The data below needs to be returned exactly, line for line.

━━ MATERIAL ━━

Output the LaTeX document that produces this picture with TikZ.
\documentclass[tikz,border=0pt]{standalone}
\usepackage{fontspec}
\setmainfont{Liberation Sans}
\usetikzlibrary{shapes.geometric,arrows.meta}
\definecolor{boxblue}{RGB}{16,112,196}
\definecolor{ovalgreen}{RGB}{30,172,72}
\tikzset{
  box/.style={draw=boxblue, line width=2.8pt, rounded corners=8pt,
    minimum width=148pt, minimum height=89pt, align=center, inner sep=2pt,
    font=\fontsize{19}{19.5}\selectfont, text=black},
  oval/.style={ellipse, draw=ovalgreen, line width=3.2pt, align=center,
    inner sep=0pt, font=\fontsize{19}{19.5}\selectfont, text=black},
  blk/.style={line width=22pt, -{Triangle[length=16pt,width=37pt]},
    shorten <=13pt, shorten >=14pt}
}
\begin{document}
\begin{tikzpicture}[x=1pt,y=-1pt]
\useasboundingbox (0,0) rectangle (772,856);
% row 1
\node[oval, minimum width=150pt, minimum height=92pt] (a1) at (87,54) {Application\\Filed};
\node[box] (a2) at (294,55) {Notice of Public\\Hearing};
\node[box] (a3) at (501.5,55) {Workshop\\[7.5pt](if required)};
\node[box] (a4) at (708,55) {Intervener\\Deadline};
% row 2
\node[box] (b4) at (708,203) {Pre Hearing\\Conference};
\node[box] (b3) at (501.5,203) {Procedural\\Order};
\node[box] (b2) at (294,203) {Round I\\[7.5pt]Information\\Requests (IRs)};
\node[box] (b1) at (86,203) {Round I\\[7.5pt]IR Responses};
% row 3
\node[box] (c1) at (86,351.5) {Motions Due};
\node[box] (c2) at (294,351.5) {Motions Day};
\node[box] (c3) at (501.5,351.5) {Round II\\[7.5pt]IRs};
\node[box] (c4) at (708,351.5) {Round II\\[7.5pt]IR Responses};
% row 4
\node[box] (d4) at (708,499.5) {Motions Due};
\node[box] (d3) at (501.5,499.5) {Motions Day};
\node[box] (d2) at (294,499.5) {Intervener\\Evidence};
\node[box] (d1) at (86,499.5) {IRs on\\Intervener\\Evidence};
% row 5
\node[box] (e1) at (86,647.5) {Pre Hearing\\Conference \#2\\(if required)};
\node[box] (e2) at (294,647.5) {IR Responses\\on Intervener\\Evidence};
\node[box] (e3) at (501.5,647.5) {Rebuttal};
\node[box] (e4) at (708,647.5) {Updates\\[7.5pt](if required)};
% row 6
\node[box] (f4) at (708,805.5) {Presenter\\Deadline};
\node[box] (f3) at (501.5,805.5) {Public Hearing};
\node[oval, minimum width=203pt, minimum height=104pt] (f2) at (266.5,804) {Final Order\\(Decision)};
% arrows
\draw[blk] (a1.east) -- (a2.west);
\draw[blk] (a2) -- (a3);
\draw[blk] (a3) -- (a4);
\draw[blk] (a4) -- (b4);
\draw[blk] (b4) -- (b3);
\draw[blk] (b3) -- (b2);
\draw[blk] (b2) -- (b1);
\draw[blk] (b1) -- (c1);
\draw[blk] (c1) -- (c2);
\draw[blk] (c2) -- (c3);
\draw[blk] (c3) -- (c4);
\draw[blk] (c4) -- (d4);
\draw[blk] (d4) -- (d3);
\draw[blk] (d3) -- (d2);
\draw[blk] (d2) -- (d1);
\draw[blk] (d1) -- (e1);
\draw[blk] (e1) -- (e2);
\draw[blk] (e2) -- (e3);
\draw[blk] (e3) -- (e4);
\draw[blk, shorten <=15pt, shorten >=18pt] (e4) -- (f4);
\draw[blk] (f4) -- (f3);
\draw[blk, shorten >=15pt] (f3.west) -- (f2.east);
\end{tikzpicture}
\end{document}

━━━

RESPONSE TO THIS TASK:
Output the LaTeX document that produces this picture with TikZ.
\documentclass[tikz,border=0pt]{standalone}
\usepackage{fontspec}
\setmainfont{Liberation Sans}
\usetikzlibrary{shapes.geometric,arrows.meta}
\definecolor{boxblue}{RGB}{16,112,196}
\definecolor{ovalgreen}{RGB}{30,172,72}
\tikzset{
  box/.style={draw=boxblue, line width=2.8pt, rounded corners=8pt,
    minimum width=148pt, minimum height=89pt, align=center, inner sep=2pt,
    font=\fontsize{19}{19.5}\selectfont, text=black},
  oval/.style={ellipse, draw=ovalgreen, line width=3.2pt, align=center,
    inner sep=0pt, font=\fontsize{19}{19.5}\selectfont, text=black},
  blk/.style={line width=22pt, -{Triangle[length=16pt,width=37pt]},
    shorten <=13pt, shorten >=14pt}
}
\begin{document}
\begin{tikzpicture}[x=1pt,y=-1pt]
\useasboundingbox (0,0) rectangle (772,856);
% row 1
\node[oval, minimum width=150pt, minimum height=92pt] (a1) at (87,54) {Application\\Filed};
\node[box] (a2) at (294,55) {Notice of Public\\Hearing};
\node[box] (a3) at (501.5,55) {Workshop\\[7.5pt](if required)};
\node[box] (a4) at (708,55) {Intervener\\Deadline};
% row 2
\node[box] (b4) at (708,203) {Pre Hearing\\Conference};
\node[box] (b3) at (501.5,203) {Procedural\\Order};
\node[box] (b2) at (294,203) {Round I\\[7.5pt]Information\\Requests (IRs)};
\node[box] (b1) at (86,203) {Round I\\[7.5pt]IR Responses};
% row 3
\node[box] (c1) at (86,351.5) {Motions Due};
\node[box] (c2) at (294,351.5) {Motions Day};
\node[box] (c3) at (501.5,351.5) {Round II\\[7.5pt]IRs};
\node[box] (c4) at (708,351.5) {Round II\\[7.5pt]IR Responses};
% row 4
\node[box] (d4) at (708,499.5) {Motions Due};
\node[box] (d3) at (501.5,499.5) {Motions Day};
\node[box] (d2) at (294,499.5) {Intervener\\Evidence};
\node[box] (d1) at (86,499.5) {IRs on\\Intervener\\Evidence};
% row 5
\node[box] (e1) at (86,647.5) {Pre Hearing\\Conference \#2\\(if required)};
\node[box] (e2) at (294,647.5) {IR Responses\\on Intervener\\Evidence};
\node[box] (e3) at (501.5,647.5) {Rebuttal};
\node[box] (e4) at (708,647.5) {Updates\\[7.5pt](if required)};
% row 6
\node[box] (f4) at (708,805.5) {Presenter\\Deadline};
\node[box] (f3) at (501.5,805.5) {Public Hearing};
\node[oval, minimum width=203pt, minimum height=104pt] (f2) at (266.5,804) {Final Order\\(Decision)};
% arrows
\draw[blk] (a1.east) -- (a2.west);
\draw[blk] (a2) -- (a3);
\draw[blk] (a3) -- (a4);
\draw[blk] (a4) -- (b4);
\draw[blk] (b4) -- (b3);
\draw[blk] (b3) -- (b2);
\draw[blk] (b2) -- (b1);
\draw[blk] (b1) -- (c1);
\draw[blk] (c1) -- (c2);
\draw[blk] (c2) -- (c3);
\draw[blk] (c3) -- (c4);
\draw[blk] (c4) -- (d4);
\draw[blk] (d4) -- (d3);
\draw[blk] (d3) -- (d2);
\draw[blk] (d2) -- (d1);
\draw[blk] (d1) -- (e1);
\draw[blk] (e1) -- (e2);
\draw[blk] (e2) -- (e3);
\draw[blk] (e3) -- (e4);
\draw[blk, shorten <=15pt, shorten >=18pt] (e4) -- (f4);
\draw[blk] (f4) -- (f3);
\draw[blk, shorten >=15pt] (f3.west) -- (f2.east);
\end{tikzpicture}
\end{document}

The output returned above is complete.